When God created Adam and Eve, He gave them a law for community relationships. Did He say, "All of My commandments you must keep—except for one"?
The Sabbath is not a minor ceremonial regulation that rarely affects man's relationship with God. It is one of the major Ten Commandments, the laws that spell out God's character, defining love and sin for us. This is why James explained that the law is a package (James 2:10); if you break one law, you break them all. Once the package is broken up, it loses its effectiveness.
The fourth commandment is especially important in keeping the other nine. In Ezekiel 20:7-8, 12-13, God specifies two specific commandments that Israel broke: the ones concerning idolatry and Sabbath-keeping. They are linked: If one does not keep the Sabbath, he will commit idolatry.
In one sense, these are the two key commandments around which all the others revolve. If we break the first one, we will certainly break the rest. If our god is not God, then we are off the track already. In the same way, if we break the Sabbath day, then the others will be broken. Without the Sabbath, contact with God is lost.

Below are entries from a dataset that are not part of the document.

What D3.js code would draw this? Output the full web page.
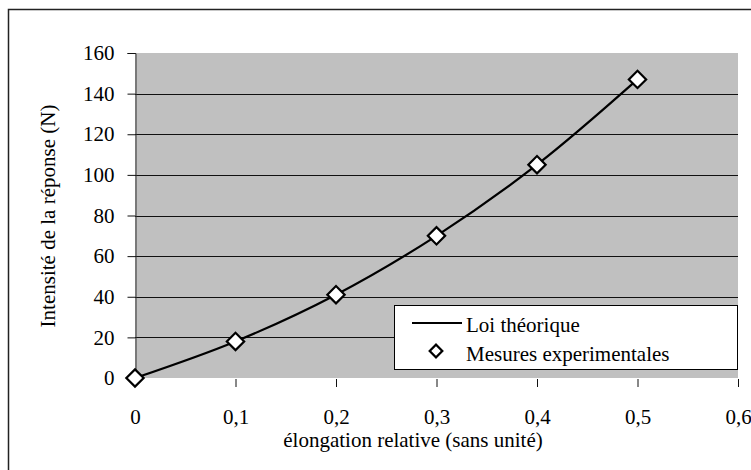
<!DOCTYPE html>
<html>
<head>
<meta charset="utf-8">
<script src="https://cdn.jsdelivr.net/npm/d3@7"></script>
</head>
<body style="margin:0;padding:0;background:#fff;overflow:hidden">
<svg id="chart" width="751" height="470" style="display:block"></svg>
<script>
// Elongation relative (x) and force values
const elongation = [0, 0.1, 0.2, 0.3, 0.4, 0.5];
const theoretical = [0, 18, 41, 70, 105, 147];
const measured = [0, 18, 41, 70, 105, 147];
const xTicks = [0, 0.1, 0.2, 0.3, 0.4, 0.5, 0.6];
const yTicks = [0, 20, 40, 60, 80, 100, 120, 140, 160];
const seriesNames = ["Loi théorique", "Mesures experimentales"];
const xTitle = "élongation relative (sans unité)";
const yTitle = "Intensité de la réponse (N)";

const TXT = "font-family:'Liberation Serif','Times New Roman',serif !important;font-size:21px !important";

const svg = d3.select("#chart");
const plot = { left: 135, right: 738, top: 53, bottom: 378 };

const x = d3.scaleLinear().domain([0, 0.6]).range([plot.left, plot.right]);
const y = d3.scaleLinear().domain([0, 160]).range([plot.bottom, plot.top]);
const fmt = d => String(d).replace(".", ",");

// outer chart frame
svg.append("rect")
  .attr("x", 8.5).attr("y", 9.5).attr("width", 780).attr("height", 500)
  .attr("fill", "#fff").attr("stroke", "#222").attr("stroke-width", 1.5);

// grey plot area
svg.append("rect")
  .attr("x", plot.left).attr("y", plot.top)
  .attr("width", plot.right - plot.left).attr("height", plot.bottom - plot.top)
  .attr("fill", "#c0c0c0");

// horizontal gridlines
svg.append("g").selectAll("line")
  .data(yTicks.filter(v => v > 0 && v < 160))
  .join("line")
  .attr("x1", plot.left).attr("x2", plot.right)
  .attr("y1", d => Math.round(y(d)) + 0.5).attr("y2", d => Math.round(y(d)) + 0.5)
  .attr("stroke", "#111").attr("stroke-width", 1);

// y axis
const yAxis = svg.append("g")
  .attr("transform", `translate(${plot.left + 0.5},0)`)
  .call(d3.axisLeft(y).tickValues(yTicks).tickSize(8).tickPadding(13).tickFormat(d => d));
yAxis.select(".domain").attr("stroke", "#333").attr("stroke-width", 1);
yAxis.selectAll(".tick line").attr("stroke", "#111");
yAxis.selectAll(".tick text").attr("style", TXT).attr("fill", "#000");

// x axis (tick marks only, below the plot)
const xAxis = svg.append("g")
  .attr("transform", `translate(0,${plot.bottom + 1})`)
  .call(d3.axisBottom(x).tickValues(xTicks).tickSize(8).tickPadding(22).tickFormat(fmt));
xAxis.select(".domain").remove();
xAxis.selectAll(".tick line").attr("stroke", "#111");
xAxis.selectAll(".tick text").attr("style", TXT).attr("fill", "#000");

// axis titles
svg.append("text")
  .attr("x", 413).attr("y", 447)
  .attr("text-anchor", "middle").attr("style", TXT).attr("fill", "#000")
  .text(xTitle);
svg.append("text")
  .attr("transform", "translate(55,216) rotate(-90)")
  .attr("text-anchor", "middle").attr("style", TXT).attr("fill", "#000")
  .text(yTitle);

// theoretical law: smooth curve
const line = d3.line()
  .x((d, i) => x(elongation[i]))
  .y(d => y(d))
  .curve(d3.curveCatmullRom.alpha(0.5));
svg.append("path")
  .datum(theoretical)
  .attr("d", line)
  .attr("fill", "none").attr("stroke", "#000").attr("stroke-width", 2.2);

// measured points: white diamonds
const diamond = d3.symbol().type(d3.symbolSquare).size(150);
svg.append("g").selectAll("path")
  .data(measured)
  .join("path")
  .attr("d", diamond)
  .attr("transform", (d, i) => `translate(${x(elongation[i])},${y(d)}) rotate(45)`)
  .attr("fill", "#fff").attr("stroke", "#000").attr("stroke-width", 2.2);

// legend
const lg = svg.append("g");
lg.append("rect")
  .attr("x", 394.5).attr("y", 305.5).attr("width", 343).attr("height", 64)
  .attr("fill", "#fff").attr("stroke", "#000").attr("stroke-width", 1);
lg.append("line")
  .attr("x1", 412).attr("x2", 462).attr("y1", 323).attr("y2", 323)
  .attr("stroke", "#000").attr("stroke-width", 2);
lg.append("path")
  .attr("d", d3.symbol().type(d3.symbolSquare).size(80))
  .attr("transform", "translate(436,351) rotate(45)")
  .attr("fill", "#fff").attr("stroke", "#000").attr("stroke-width", 2.2);
lg.selectAll("text")
  .data(seriesNames)
  .join("text")
  .attr("x", 466).attr("y", (d, i) => 332 + i * 29)
  .attr("style", TXT).attr("fill", "#000")
  .text(d => d);
</script>
</body>
</html>
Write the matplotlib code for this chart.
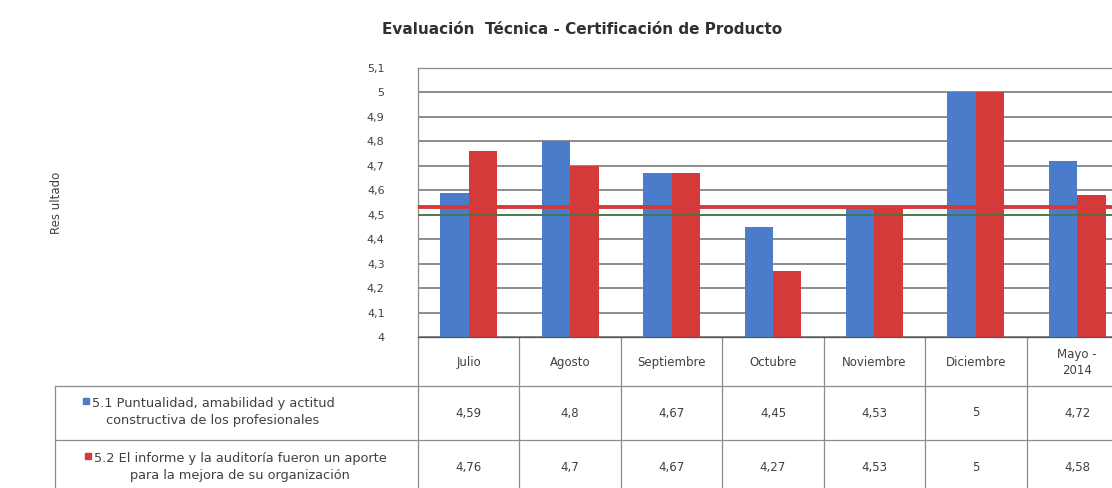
import matplotlib.pyplot as plt
import matplotlib.transforms as mtransforms
import numpy as np

meses = ["Julio", "Agosto", "Septiembre", "Octubre", "Noviembre", "Diciembre", "Mayo -\n2014"]
serie_51 = [4.59, 4.8, 4.67, 4.45, 4.53, 5, 4.72]
serie_52 = [4.76, 4.7, 4.67, 4.27, 4.53, 5, 4.58]
nombre_51 = "5.1 Puntualidad, amabilidad y actitud\nconstructiva de los profesionales"
nombre_52 = "5.2 El informe y la auditoría fueron un aporte\npara la mejora de su organización"
promedio = 4.53
meta = 4.5
y_ticks = [4, 4.1, 4.2, 4.3, 4.4, 4.5, 4.6, 4.7, 4.8, 4.9, 5, 5.1]

azul = "#4a7ccb"
rojo = "#d43a3a"
gris = "#8c8c8c"
texto = "#404040"

W, H = 1112, 488
fig = plt.figure(figsize=(W / 100, H / 100), dpi=100)

# pixel overlay (y grows downwards) for the data table
tab = fig.add_axes([0, 0, 1, 1])
tab.set_xlim(0, W)
tab.set_ylim(H, 0)
tab.axis("off")

# plot area: x 418..1128 px, y 68..337 px
left, right, top, bottom = 418, 1128, 68, 337
ax = fig.add_axes([left / W, (H - bottom) / H, (right - left) / W, (bottom - top) / H])
ax.set_zorder(2)
ax.patch.set_alpha(0)

x = np.arange(len(meses))
w = 0.28
ax.bar(x - w / 2, serie_51, w, bottom=0, color=azul, zorder=2)
ax.bar(x + w / 2, serie_52, w, bottom=0, color=rojo, zorder=2)
ax.axhline(meta, color="#3f7a3f", lw=1.2, zorder=3)
ax.axhline(promedio, color=rojo, lw=2.8, zorder=4)

ax.set_xlim(-0.5, len(meses) - 0.5)
ax.set_ylim(4, 5.1)
ax.set_yticks(y_ticks)
ax.set_yticklabels([f"{v:g}".replace(".", ",") for v in y_ticks], fontsize=8, color=texto)
ax.tick_params(axis="y", length=0, pad=24)
ax.set_xticks([])
ax.yaxis.grid(True, color="#6e6e6e", lw=1.1)
ax.set_axisbelow(True)
for s in ax.spines.values():
    s.set_color(gris)
    s.set_linewidth(0.9)
ax.spines["bottom"].set_color("#555555")

fig.text(582 / W, 1 - 30 / H, "Evaluación  Técnica - Certificación de Producto",
         ha="center", va="center", fontsize=11, fontweight="bold", color="#303030")
fig.text(57 / W, 1 - 203 / H, "Res ultado", rotation=90, ha="center", va="center",
         fontsize=8.5, color=texto)

# data table under the axis: x in data units, y in pixels
bt = mtransforms.blended_transform_factory(ax.transData, tab.transData)
row1_top, row_div, row2_bot = 386, 440, 495
lc = gris
for i in range(len(meses) + 1):
    tab.plot([i - 0.5, i - 0.5], [bottom, row2_bot], color=lc, lw=0.9, transform=bt, clip_on=False)
for yy in (row1_top, row_div, row2_bot):
    tab.plot([55, W], [yy, yy], color=lc, lw=0.9)
tab.plot([55, 55], [row1_top, row2_bot], color=lc, lw=0.9)

for i, m in enumerate(meses):
    tab.text(i, (bottom + row1_top) / 2 + 1, m, transform=bt, ha="center", va="center",
             fontsize=8.5, color=texto, linespacing=1.3)
    tab.text(i, (row1_top + row_div) / 2, f"{serie_51[i]:g}".replace(".", ","), transform=bt,
             ha="center", va="center", fontsize=8.5, color=texto)
    tab.text(i, (row_div + row2_bot) / 2, f"{serie_52[i]:g}".replace(".", ","), transform=bt,
             ha="center", va="center", fontsize=8.5, color=texto)

# series names with their colour key just left of the first line
fig.canvas.draw()
for (cx, yy, nombre, col) in [(213, 412, nombre_51, azul), (240, 467, nombre_52, rojo)]:
    t = tab.text(cx, yy, nombre, ha="center", va="center", fontsize=9.3, color=texto,
                 linespacing=1.45)
    bb = t.get_window_extent(renderer=fig.canvas.get_renderer())
    tab.add_patch(plt.Rectangle((bb.x0 - 9, yy - 14), 6, 6, color=col))

fig.savefig("out.png", dpi=100)
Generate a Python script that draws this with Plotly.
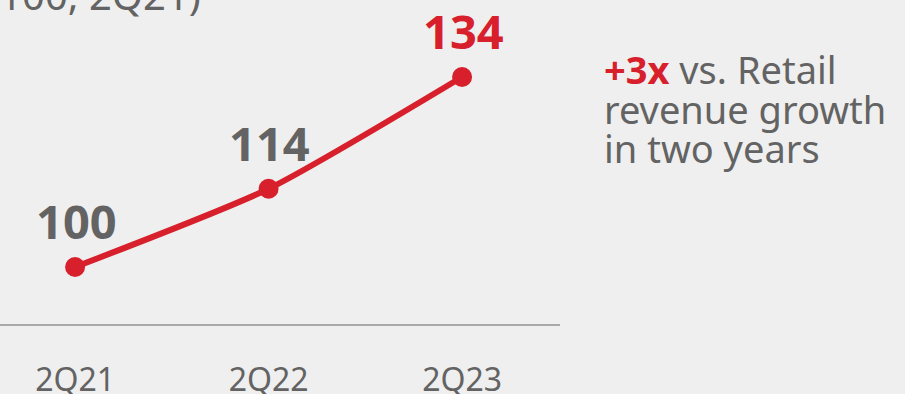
import plotly.graph_objects as go

periods = ["2Q21", "2Q22", "2Q23"]
index_values = [100, 114, 134]
label_colors = ["#636363", "#636363", "#d7202b"]

RED = "#d7202b"
GRAY = "#636363"
FONT = "Noto Sans"

W, H = 905, 394
xpos = list(range(len(periods)))

fig = go.Figure()
fig.add_trace(go.Scatter(
    x=xpos, y=index_values, mode="lines+markers",
    line=dict(color=RED, width=6, shape="spline", smoothing=0.6),
    marker=dict(color=RED, size=20),
    hoverinfo="skip", showlegend=False,
))

for xi, v, c in zip(xpos, index_values, label_colors):
    fig.add_annotation(
        x=xi, y=v, xref="x", yref="y", text=f"<b>{v}</b>",
        showarrow=False, yshift=46, xshift=1,
        font=dict(family=FONT, size=47, color=c),
    )

# right-side commentary
lines = ['<b><span style="color:%s">+3x</span></b> vs. Retail' % RED,
         "revenue growth", "in two years"]
tops = [41, 81, 120]
for t, ytop in zip(lines, tops):
    fig.add_annotation(
        x=602 / W, y=1 - ytop / H, xref="paper", yref="paper",
        xanchor="left", yanchor="top", text=t, showarrow=False,
        font=dict(family=FONT, size=38, color=GRAY),
    )

# cropped subtitle at top-left
fig.add_annotation(
    x=203 / W, y=1 - 24 / H, xref="paper", yref="paper",
    xanchor="right", yanchor="bottom", text="(Index 100, 2Q21)",
    showarrow=False, font=dict(family=FONT, size=40, color=GRAY),
)

fig.update_layout(
    width=W, height=H,
    margin=dict(l=0, r=0, t=0, b=0),
    paper_bgcolor="#efefef", plot_bgcolor="#efefef",
    xaxis=dict(
        domain=[0, 560 / W], range=[-0.388, 2.506],
        tickvals=xpos, ticktext=periods, automargin=False,
        showgrid=False, zeroline=False,
        showline=True, linecolor="#a9a9a9", linewidth=2,
        ticks="", ticklabelstandoff=27,
        tickfont=dict(family=FONT, size=32, color=GRAY),
    ),
    yaxis=dict(
        domain=[(H - 324) / H, 1], range=[89.8, 147.78],
        visible=False, automargin=False,
    ),
)

fig.write_html("out.html")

God has called a meeting of His Kingdom and Family to occur on that day. If we fail to attend, we are obviously absent and unable to benefit from it. For God to command something that we do not really have to keep would not be beneficial. It would be double-dealing, like handing someone a biscuit with one hand and taking it back with the other.
People observe the practices of their religion because they matter to them. Yet, we have been told that one can be a Christian without keeping this beneficial day. Some people claim that it does not matter. If, then, we can meet the requirements of being a Christian without keeping the Sabbath, a law that does not fit the flow of this world's social, business, and religious activities, then why keep it? That would not make sense.
What has happened? They have bought into the Protestant notion that God is only trying to save people, and that His law only defines sin. Such a belief has ramifications: The law will be seen in a totally negative light, rather than God's intended positive purpose. Law not only defines sin, but also provides a guide that will produce character in us identical to the Creator's, if we live by the power of His Spirit.
Our small part in this entire wonderful purpose is not merely to say, "I believe in Jesus Christ as my Savior," but it is to use our God-given free moral agency to make the right choices in order to do our small part in producing godly attitudes and character.